Distributionally Robust Active Learning for Gaussian Process Regression

TL;DR

This paper introduces two distributionally robust active learning methods for Gaussian process regression that aim to minimize worst-case expected errors across potential target distributions, with theoretical guarantees and empirical validation.

Contribution

It proposes novel active learning algorithms for GPR that address distributional uncertainty and provide theoretical bounds on worst-case errors.

Findings

The methods effectively reduce worst-case expected errors.

Theoretical bounds show errors can be made arbitrarily small.
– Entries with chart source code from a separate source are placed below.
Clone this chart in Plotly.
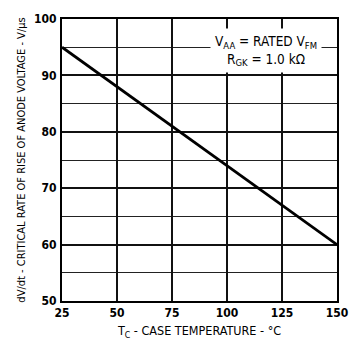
import plotly.graph_objects as go

temps = [25, 50, 75, 100, 125, 150]
dvdt = [95, 88, 81, 74, 67, 60]
x_ticks = [25, 50, 75, 100, 125, 150]
y_ticks = [50, 60, 70, 80, 90, 100]

FONT = "DejaVu Sans Condensed, Liberation Sans Narrow, sans-serif"

fig = go.Figure()
fig.add_trace(go.Scatter(x=temps, y=dvdt, mode="lines",
                         line=dict(color="black", width=2.8), showlegend=False))

fig.add_annotation(
    x=0.742, y=94.5, xref="paper", yref="y", xanchor="center", yanchor="middle",
    text="V<sub>AA</sub> = RATED V<sub>FM</sub><br>R<sub>GK</sub> = 1.0 kΩ",
    showarrow=False, bgcolor="white", align="center",
    font=dict(family=FONT, size=13.5, color="black"),
    borderpad=4,
)

fig.update_xaxes(range=[25, 150], tickvals=x_ticks, ticktext=[str(v) for v in x_ticks],
                 showgrid=True, gridcolor="#111", gridwidth=1.5,
                 showline=True, linecolor="black", linewidth=2, mirror=True,
                 ticks="", zeroline=False, ticklabelstandoff=0,
                 tickfont=dict(family=FONT, size=12, color="black", weight="bold"),
                 title=dict(text="T<sub>C</sub> - CASE TEMPERATURE - °C",
                            font=dict(family=FONT, size=12.5, color="black"), standoff=7))
fig.update_yaxes(range=[50, 100], tickvals=y_ticks, ticktext=[str(v) for v in y_ticks],
                 showgrid=True, gridcolor="#111", gridwidth=1.5,
                 minor=dict(dtick=5, showgrid=True, gridcolor="#222", gridwidth=1.3),
                 showline=True, linecolor="black", linewidth=2, mirror=True,
                 ticks="", zeroline=False, ticklabelstandoff=1,
                 tickfont=dict(family=FONT, size=12, color="black", weight="bold"),
                 title=dict(text="dV/dt - CRITICAL RATE OF RISE OF ANODE VOLTAGE - V/µs",
                            font=dict(family=FONT, size=11, color="black"), standoff=6))

fig.update_layout(width=360, height=348, margin=dict(l=62, r=12, t=14, b=46),
                  plot_bgcolor="white", paper_bgcolor="white")
fig.write_html("out.html")
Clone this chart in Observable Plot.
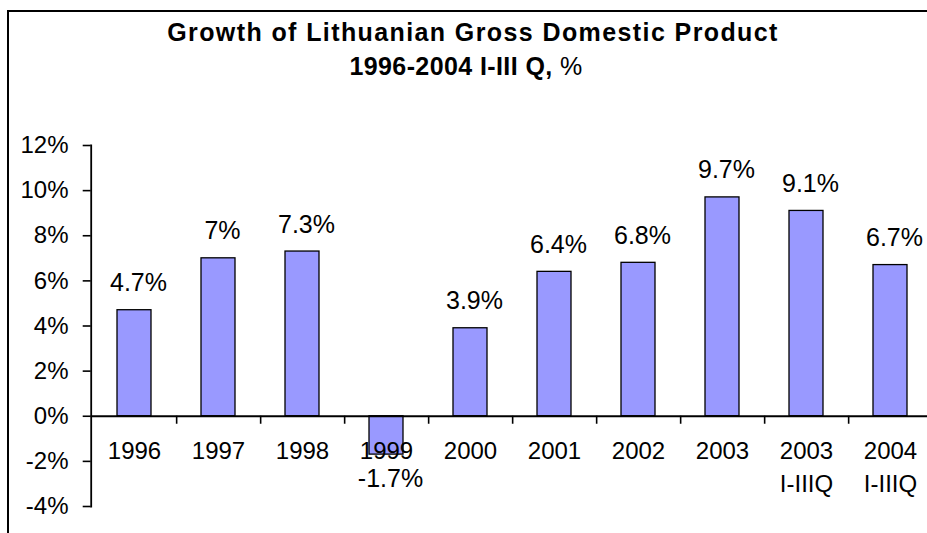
<!DOCTYPE html>
<html>
<head>
<meta charset="utf-8">
<script src="https://cdn.jsdelivr.net/npm/d3@7"></script>
<script src="https://cdn.jsdelivr.net/npm/@observablehq/plot@0.6"></script>
<style>
  html, body { margin: 0; padding: 0; background: white; }
  #wrap { position: relative; width: 927px; height: 533px; overflow: hidden; background: white; font-family: 'Liberation Sans', Arial, sans-serif; color: black; }
  #header { position: relative; width: 927px; height: 100px; }
  .t { position: absolute; width: 800px; text-align: center; line-height: 1; font-weight: bold; white-space: nowrap; }
  #title { left: 73px; top: 20px; font-size: 25px; letter-spacing: 1.4px; }
  #subtitle { left: 66px; top: 54px; font-size: 25px; letter-spacing: 0.4px; }
  #subtitle .n { font-weight: normal; }
  #border { position: absolute; left: 7px; top: 10px; width: 1200px; height: 800px; border-top: 2px solid black; border-left: 2px solid black; pointer-events: none; }
  #chart svg { display: block; }
</style>
</head>
<body>
<div id="wrap">
  <div id="header">
    <div class="t" id="title">Growth of Lithuanian Gross Domestic Product</div>
    <div class="t" id="subtitle">1996-2004 I-III Q, <span class="n">%</span></div>
  </div>
  <div id="chart"></div>
  <div id="border"></div>
</div>
<script>
const categories = ["1996", "1997", "1998", "1999", "2000", "2001", "2002", "2003", "2003\nI-IIIQ", "2004\nI-IIIQ"];
const values = [4.7, 7, 7.3, -1.7, 3.9, 6.4, 6.8, 9.7, 9.1, 6.7];
const yTicks = [-4, -2, 0, 2, 4, 6, 8, 10, 12];

const data = categories.map((c, i) => ({cat: c, value: values[i]}));

const W = 927, H = 433, mTop = 45, mBottom = 27, mLeft = 90.7;
const xRange = [90.7, 933.7];
const step = (xRange[1] - xRange[0]) / categories.length;
const pxPerUnit = (H - mTop - mBottom) / (12 - (-4));
const tickLen = 8 / pxPerUnit;

const chart = Plot.plot({
  width: W,
  height: H,
  marginTop: mTop,
  marginBottom: mBottom,
  marginLeft: mLeft,
  marginRight: 0,
  style: {fontFamily: "'Liberation Sans', Arial, sans-serif", fontSize: "24px", color: "black", background: "white", overflow: "visible"},
  x: {domain: categories, range: xRange, paddingInner: 0.597, paddingOuter: 0.2985, axis: null},
  y: {domain: [-4, 12], axis: null},
  marks: [
    Plot.barY(data, {x: "cat", y: "value", fill: "#9999FF", stroke: "black", strokeWidth: 1.3}),
    Plot.frame({anchor: "left", stroke: "black", strokeWidth: 1.8}),
    Plot.ruleY([0], {stroke: "black", strokeWidth: 1.8}),
    Plot.axisY({ticks: yTicks, tickSize: 8, tickPadding: 14.7, tickFormat: d => d + "%", fontSize: 24, strokeWidth: 1.6, label: null}),
    Plot.ruleX(categories, {x: d => d, y1: 0, y2: -tickLen, dx: step / 2, stroke: "black", strokeWidth: 1.6}),
    Plot.text(categories, {x: d => d, y: 0, dy: 19, lineAnchor: "top", lineHeight: 1.39, fontSize: 24, fill: "black"}),
    Plot.text(data.filter(d => d.value >= 0), {x: "cat", y: "value", text: d => d.value + "%", dy: -27, dx: 4, fontSize: 25, fill: "black"}),
    Plot.text(data.filter(d => d.value < 0), {x: "cat", y: "value", text: d => d.value + "%", dy: 24, dx: 4, fontSize: 25, fill: "black"})
  ]
});
document.getElementById("chart").appendChild(chart);
</script>
</body>
</html>
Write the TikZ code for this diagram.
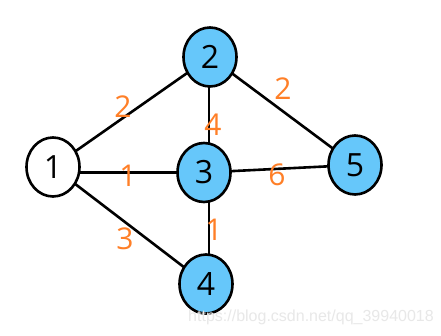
\documentclass[tikz,border=0pt]{standalone}
\usepackage{fontspec}
\setmainfont{Open Sans}
\newfontfamily\wmfont{Liberation Sans}
\usetikzlibrary{shapes.geometric,backgrounds}
\definecolor{nodeblue}{RGB}{102,199,250}
\definecolor{wlabel}{RGB}{255,127,39}
\begin{document}
\begin{tikzpicture}[x=1pt,y=-1pt,
  vert/.style={ellipse,draw=black,line width=2.6pt,minimum width=53pt,minimum height=59pt,inner sep=0pt,font=\fontsize{32}{32}\selectfont},
  bluev/.style={vert,fill=nodeblue},
  edge/.style={draw=black,line width=2.6pt},
  wt/.style={text=wlabel,font=\fontsize{30}{30}\selectfont,inner sep=0pt}]
\useasboundingbox (0,0) rectangle (441,336);
\node[vert,fill=white] (n1) at (53,167) {1};
\node[bluev] (n2) at (210,57) {2};
\node[bluev] (n3) at (204,172.5) {3};
\node[bluev] (n4) at (206,284) {4};
\node[bluev] (n5) at (355,165) {5};
\coordinate (v2) at (209,57);
\coordinate (v4) at (209,284);
\coordinate (h1) at (53,172.5);
\begin{scope}[on background layer]
\fill[white] (0,0) rectangle (441,336);
\draw[edge] (n1.center) -- (n2.center);
\draw[edge] (h1) -- (n3.center);
\draw[edge] (n1.center) -- (n4.center);
\draw[edge] (v2) -- (v4);
\draw[edge] (n2.center) -- (n5.center);
\draw[edge] (n3.center) -- (n5.center);
\end{scope}
\node[wt] (w12) at (123,107) {2};
\node[wt] (w13) at (128,176) {1};
\node[wt] (w14) at (125,239) {3};
\node[wt] (w23) at (213,125) {4};
\node[wt] (w25) at (283,89) {2};
\node[wt] (w35) at (277,175) {6};
\node[wt] (w34) at (214,230) {1};
\node[text=gray!18,font=\wmfont\fontsize{16}{16}\selectfont,inner sep=0pt] (wm) at (311,317) {https://blog.csdn.net/qq\_39940018};
\end{tikzpicture}
\end{document}
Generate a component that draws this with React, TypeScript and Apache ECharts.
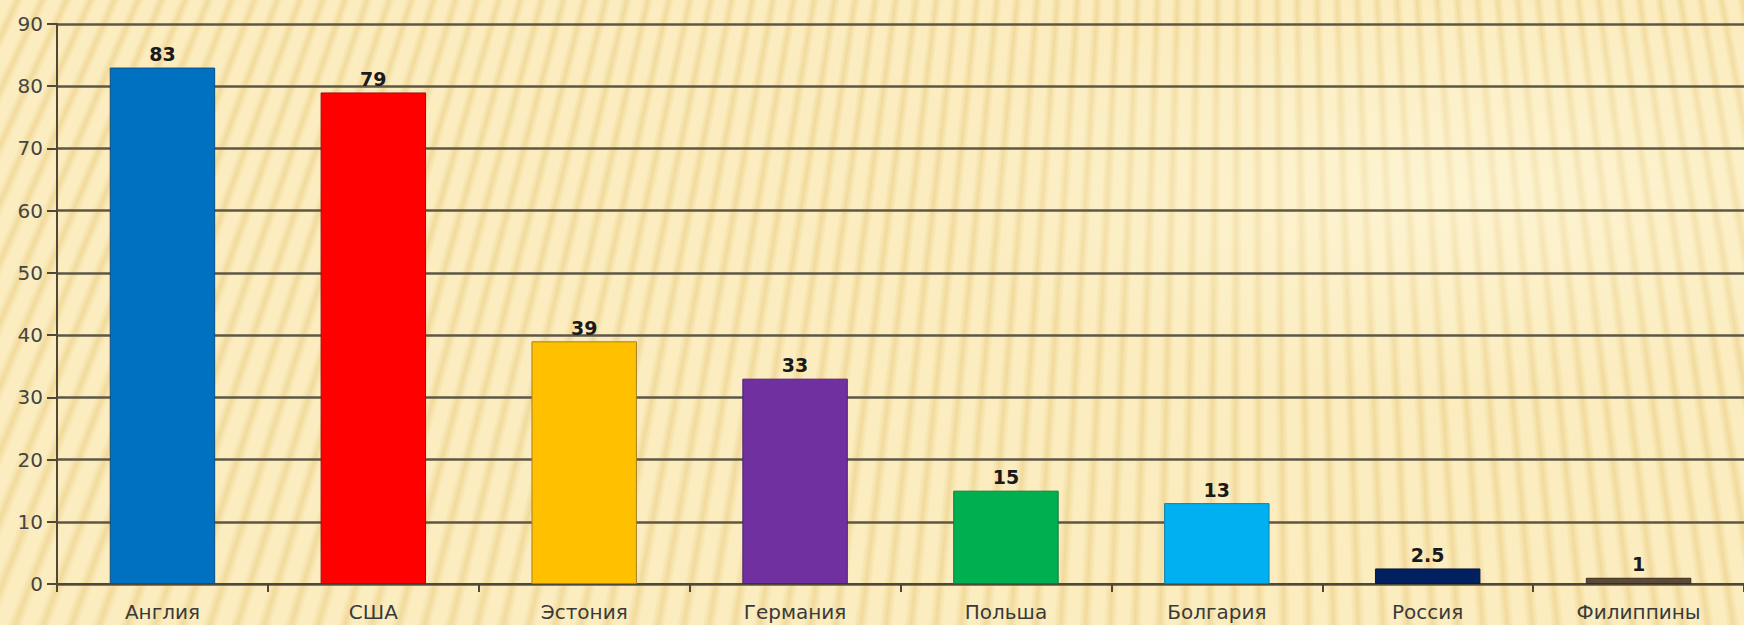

Empirical results validate the methods on synthetic and real datasets.

Abstract

Gaussian process regression (GPR) or kernel ridge regression is a widely used and powerful tool for nonlinear prediction. Therefore, active learning (AL) for GPR, which actively collects data labels to achieve an accurate prediction with fewer data labels, is an important problem. However, existing AL methods do not theoretically guarantee prediction accuracy for target distribution. Furthermore, as discussed in the distributionally robust learning literature, specifying the target distribution is often difficult. Thus, this paper proposes two AL methods that effectively reduce the worst-case expected error for GPR, which is the worst-case expectation in target distribution candidates. We show an upper bound of the worst-case expected squared error, which suggests that the error will be arbitrarily small by a finite number of data labels under mild conditions. Finally, we demonstrate the effectiveness of the proposed methods through synthetic and real-world datasets.